The Secretary of State for Northern Ireland had floated a proposal
The Taoiseach Enda Kenny says there is no deal with Britain on the use of Irish ports of entry for UK migration checks because we do not know what they are looking for.
His comments come after the British Secretary of State for Northern Ireland, James Brokenshire, suggested it as a solution to prevent a hard border between Northern Ireland and the Republic.
Mr Brokenshire told The Guardian earlier this month he wanted to strengthen the combined UK and Ireland border.
"We are already working closely with the Irish government and other members of the common travel area to prevent people from seeking to evade UK immigration controls from entering via another part of the CTA (Common Travel Area)," he said.

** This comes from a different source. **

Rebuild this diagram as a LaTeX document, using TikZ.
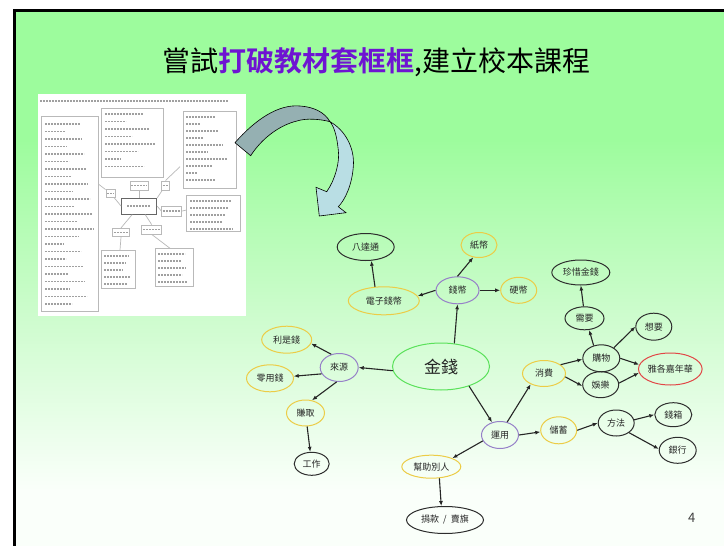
\documentclass[tikz,border=0pt]{standalone}
\usepackage{fontspec}
\setmainfont{Noto Sans CJK TC}[BoldFont={Noto Sans CJK TC Bold}]
\usetikzlibrary{shapes.geometric,arrows.meta}
\definecolor{gA}{RGB}{157,252,157}
\definecolor{gB}{RGB}{205,252,205}
\definecolor{gC}{RGB}{250,255,250}
\definecolor{ttlpur}{RGB}{110,20,210}
\definecolor{ylw}{RGB}{236,204,70}
\definecolor{prp}{RGB}{150,128,200}
\definecolor{grn}{RGB}{90,225,90}
\definecolor{rd}{RGB}{225,70,70}
\definecolor{blkc}{RGB}{45,45,45}
\definecolor{arrdark}{RGB}{149,176,178}
\definecolor{arrlight}{RGB}{185,222,228}
\definecolor{docline}{RGB}{160,160,160}
\definecolor{docbox}{RGB}{185,185,185}
\tikzset{
  mm/.style={ellipse, draw, line width=1pt, inner sep=0pt, text=black!85,
    font=\fontsize{9}{9}\selectfont},
  yel/.style={mm, draw=ylw},
  pur/.style={mm, draw=prp},
  blk/.style={mm, draw=blkc},
  grnn/.style={mm, draw=grn},
  redd/.style={mm, draw=rd},
  wh/.style 2 args={minimum width=#1pt, minimum height=#2pt},
  arr/.style={-{Latex[length=5pt,width=4pt]}, line width=1.1pt, black!85},
  txt/.style={docline, line width=1.6pt, dash pattern=on 2pt off 1pt},
  dbox/.style={docbox, line width=0.8pt},
  dlab/.style={draw=docbox, line width=0.8pt, fill=white, inner sep=0pt},
  dlink/.style={docbox, line width=0.7pt}
}
\begin{document}
\begin{tikzpicture}[x=1pt,y=-1pt]
\useasboundingbox (0,0) rectangle (724,546);
% background slide
\fill[gA] (15,11) rectangle (724,140);
\shade[top color=gA, bottom color=gC, middle color=gB] (15,139.5) rectangle (724,490);
\fill[gC] (15,489.5) rectangle (724,546);
\draw[black, line width=3pt] (13,10.5) -- (724,10.5);
\draw[black, line width=3pt] (14.5,9) -- (14.5,546);
% title
\node (title) at (376.5,62) {\fontsize{28}{28}\selectfont 嘗試\textcolor{ttlpur}{\bfseries 打破教材套框框},建立校本課程};
% scanned document
\fill[white] (38,94) rectangle (246,316);
\draw[txt] (40,101) -- (228,101);
\draw[dbox] (41.7,116.7) rectangle (98.3,311.7);
\foreach \y [count=\i] in {124,131.5,...,305} \draw[txt] (45,\y) -- ++({18+mod(\i*17,32)},0);
\draw[dbox] (101.7,108.3) rectangle (163.3,177.3);
\foreach \y [count=\i] in {114,121.5,...,173} \draw[txt] (105,\y) -- ++({15+mod(\i*23,40)},0);
\draw[dbox] (183.3,111.7) rectangle (236,188.3);
\foreach \y [count=\i] in {117,124,...,185} \draw[txt] (186,\y) -- ++({10+mod(\i*19,34)},0);
\draw[dbox] (186.7,195) rectangle (240,231.7);
\foreach \y [count=\i] in {201,208,...,229} \draw[txt] (190,\y) -- ++({30+mod(\i*11,14)},0);
\draw[dbox] (101.7,250) rectangle (135,288.3);
\foreach \y [count=\i] in {256,263,...,285} \draw[txt] (104,\y) -- ++({18+mod(\i*7,10)},0);
\draw[dbox] (155,248.3) rectangle (193.3,286.7);
\foreach \y [count=\i] in {254,261,...,283} \draw[txt] (158,\y) -- ++({22+mod(\i*5,9)},0);
\node[draw=black!60, line width=1pt, fill=white, minimum width=35pt, minimum height=15.7pt, inner sep=0pt] (dc) at (139.2,206.2) {};
\draw[txt] (127,206.2) -- (151,206.2);
\node[dlab, minimum width=9pt, minimum height=8pt] (dl1) at (110.5,193.3) {};
\node[dlab, minimum width=18pt, minimum height=9pt] (dl2) at (139.2,185.4) {};
\node[dlab, minimum width=8pt, minimum height=9pt] (dl3) at (165.5,185.4) {};
\node[dlab, minimum width=20pt, minimum height=10pt] (dl4) at (171.7,211) {};
\node[dlab, minimum width=16.6pt, minimum height=8.4pt] (dl5) at (121,232.5) {};
\node[dlab, minimum width=20pt, minimum height=9pt] (dl6) at (151.7,229.5) {};
\foreach \n in {dl1,dl2,dl3,dl4,dl5,dl6} \draw[txt, line width=1.2pt] ([xshift=1.5pt]\n.west) -- ([xshift=-1.5pt]\n.east);
\draw[dlink] (98.3,184) -- (dl1) -- (dc.west);
\draw[dlink] (dl2) -- (dc.north);
\draw[dlink] (dl3) -- (dc.north east);
\draw[dlink] (dl3.north) -- (180,166.7);
\draw[dlink] (dc.east) -- (dl4.west);
\draw[dlink] (dl4.east) -- (186.7,210);
\draw[dlink] (dc.south) ++(-7,0) -- (dl5.north);
\draw[dlink] (dl5.south) -- (120,250);
\draw[dlink] (dc.south) ++(6,0) -- (dl6.north);
\draw[dlink] (dl6.south) -- (170,248.3);
% curved arrow
\filldraw[fill=arrlight, draw=black, line width=0.6pt]
  (330,121.7) .. controls (345,130) and (355,148) .. (353.3,166.7)
  .. controls (352,185) and (345,200) .. (338.3,206.7)
  -- (346,212.7) -- (319.3,216) -- (316,187.3) -- (326.7,191.7)
  .. controls (335,180) and (340,162) .. (338.3,150)
  .. controls (337,138) and (335,128) .. (330,121.7) -- cycle;
\filldraw[fill=arrdark, draw=black, line width=0.6pt]
  (235,142.7) .. controls (255,120) and (278,104) .. (300,106)
  .. controls (315,107) and (325,113) .. (330,121.7)
  .. controls (320,119) and (306,118) .. (297,121)
  .. controls (280,125) and (262,138) .. (250.7,155.7) -- cycle;
% mind map nodes
\node[grnn, wh={97}{47}, font=\fontsize{17}{17}\selectfont] (jq) at (441,366.5) {金錢};
\node[pur, wh={43}{27}] (qb) at (457.5,290.3) {錢幣};
\node[yel, wh={36}{25}] (zb) at (479,245) {紙幣};
\node[yel, wh={36}{26}] (yb) at (518.7,290.3) {硬幣};
\node[yel, wh={71}{28}] (dz) at (383.8,300.8) {電子錢幣};
\node[blk, wh={57}{27}] (bdt) at (365.7,247) {八達通};
\node[pur, wh={38}{28}] (ly) at (339.2,367.5) {來源};
\node[yel, wh={50}{27}] (lsq) at (286.7,339.7) {利是錢};
\node[yel, wh={47}{27}] (lyq) at (270,378.3) {零用錢};
\node[yel, wh={38}{26}] (zq) at (305.5,413) {賺取};
\node[blk, wh={35}{23}] (gz) at (311.7,463.8) {工作};
\node[pur, wh={37}{27}] (yy) at (500,435) {運用};
\node[yel, wh={43}{26}] (xf) at (544,373.5) {消費};
\node[blk, wh={37}{27}] (gw) at (601.3,358.3) {購物};
\node[blk, wh={36}{26}] (yl) at (600.7,384.7) {娛樂};
\node[blk, wh={39}{23}] (xy) at (584.5,318.3) {需要};
\node[blk, wh={58}{25}] (zx) at (580.8,272.5) {珍惜金錢};
\node[blk, wh={36}{27}] (xiang) at (653.8,326.7) {想要};
\node[redd, wh={59}{32}] (jn) at (670.3,369) {雅各嘉年華};
\node[yel, wh={36}{27}] (cx) at (558.7,430.3) {儲蓄};
\node[blk, wh={36}{26}] (ff) at (616.2,423) {方法};
\node[blk, wh={37}{24}] (qx) at (673.3,414.7) {錢箱};
\node[blk, wh={37}{26}] (yh) at (677.7,450.3) {銀行};
\node[yel, wh={59}{23}] (bz) at (431.3,466.7) {幫助別人};
\node[blk, wh={77}{27}] (jk) at (445,520) {捐款~~/~~賣旗};
% arrows
\draw[arr] (jq.60) -- (qb.south);
\draw[arr] (qb.north) -- (zb.245);
\draw[arr] (qb.east) -- (yb.west);
\draw[arr] (qb.west) -- (dz.8);
\draw[arr] (dz.122) -- (bdt.292);
\draw[arr] (jq.185) -- (ly.east);
\draw[arr] (ly.121) -- (lsq.351);
\draw[arr] (ly.200) -- (lyq.5);
\draw[arr] (ly.260) -- (zq.63);
\draw[arr] (zq) -- (gz);
\draw[arr] (jq.325) -- (yy.122);
\draw[arr] (yy.61) -- (xf.219);
\draw[arr] (yy.east) -- (cx.185);
\draw[arr] (cx.east) -- (ff.west);
\draw[arr] (ff.10) -- (qx.west);
\draw[arr] (ff.323) -- (yh.176);
\draw[arr] (yy.199) -- (bz.22);
\draw[arr] (bz.305) -- (jk.105);
\draw[arr] (xf.28) -- (gw.183);
\draw[arr] (xf.351) -- (yl.184);
\draw[arr] (gw.121) -- (xy.292);
\draw[arr] (xy.95) -- (zx.south);
\draw[arr] (gw.40) -- (xiang.west);
\draw[arr] (gw.east) -- (jn.172);
\draw[arr] (yl.5) -- (jn.187);
% page number
\node[text=black!75, font=\fontsize{13}{13}\selectfont] (pg) at (691.7,518.3) {4};
\end{tikzpicture}
\end{document}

"There is a high level of collaboration on a joint programme of work. This includes investment in border procedures; increased data sharing to inform immigration and border security decisions; passenger data systems enabling the collection and processing of advance passenger information; and harmonised visa processes.
"The open border for people and businesses has served us well and no one wants to see a return to the borders of the past," he added.
The Tánaiste and Justice Minister Frances Fitzgerald subsequently said the comments were not surprising as there is already co-operation on security matters.
While the Taoiseach has told the Dáil there is no such deal in place.
"We don't have agreement, because we don't low yet what the British government are actually looking for here.
"Is it a hard Brexit - exit from the customs union and the single market, and control at their own borders - or is it something else?".